There are plenty of other collaborative sites for interests and professional learning and contact. I would like to think that people in the education profession would not rate Facebook as the place to go for collaboration – just as Google is not considered the font of all knowledge.


Evernote, Clipping and Diigo

I have linked and clipped and started a library of online resources. My head is spinning a bit – and it can be a bit daunting to remember all the  steps in swapping and changing between everything … but I am sure that all of this will become swifter and flow more easily over time.

My current methods of saving on-line resources are to use favorites toolbar, RSS feeds, Wikis and sometimes copy links to documents with related topics… pictures to folders. I think that using these new tools makes it easier to share what we find, learn and think is interesting. But sometimes I look at my email and feeds and wonder when I will ever have the time to get through it all.

Workflow is important to everyone, student or not. We all need to be on top of our deadlines and have quick and easy ways to manage the information we resource, evaluate and decide to keep – and then want to share.

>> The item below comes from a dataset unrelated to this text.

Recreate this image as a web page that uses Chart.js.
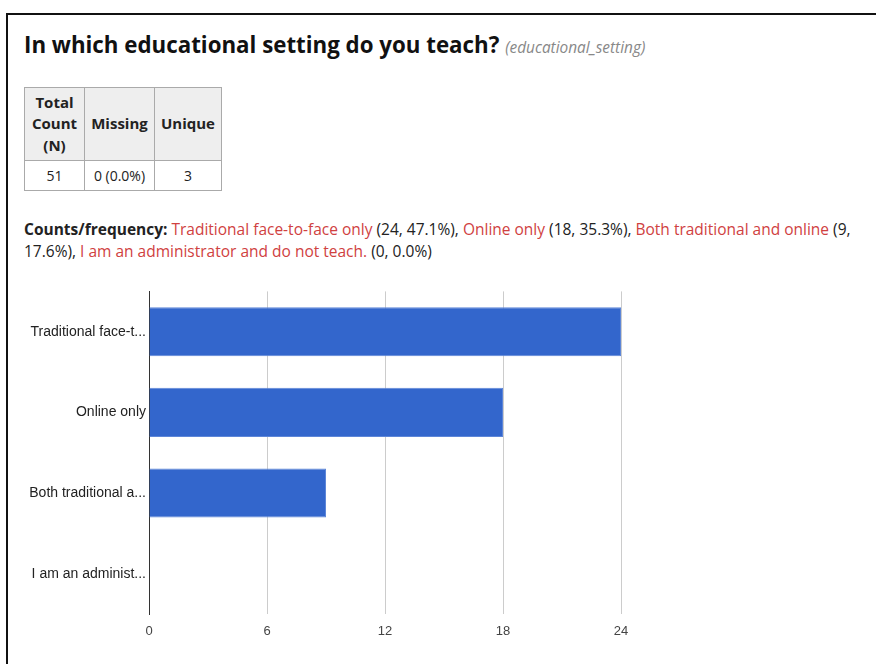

Digital technologies and the internet have made driving in unfamiliar neighborhoods easier ; maps online are fantastic. When you are driving around and need an address for a business, the phone and hence the internet are right there with you. Bookings online, airplane reservations, searching for holiday destinations, finding books to read in a specific subject, topic or genre. Spelling, geography, song lyrics – you name it and these days it is quick and easy to find those answers. Chat with people on the other side of the world. News is immediate. I love it. But I wonder sometimes if all this instantaneous response has made people a little more impatient?

Here is the link Cameron asked to be inserted into our post:


A bit about me

I work in the library at Methodist Ladies’ College, coordinating the Technical Services area. We all use WIKIs, blogs and prepare material for media display on a regular, if not daily, basis. I don’t post Tweets, but I check feeds once a week or so. I have used RSS  and follow some blogs.

I get information on new technology and tools from a variety of places … conferences are a great source of “what’s happening now”, colleagues share what they discover, relevant publications discuss new trends and ways to integrate them into the work flow, family members that keep up with the latest in everything electronic tell me all about them.

My expectation is to acquire some tools and skills that I can share with my work colleagues. Hopefully we will be able to use what I will discover to interact with students and staff more dynamically.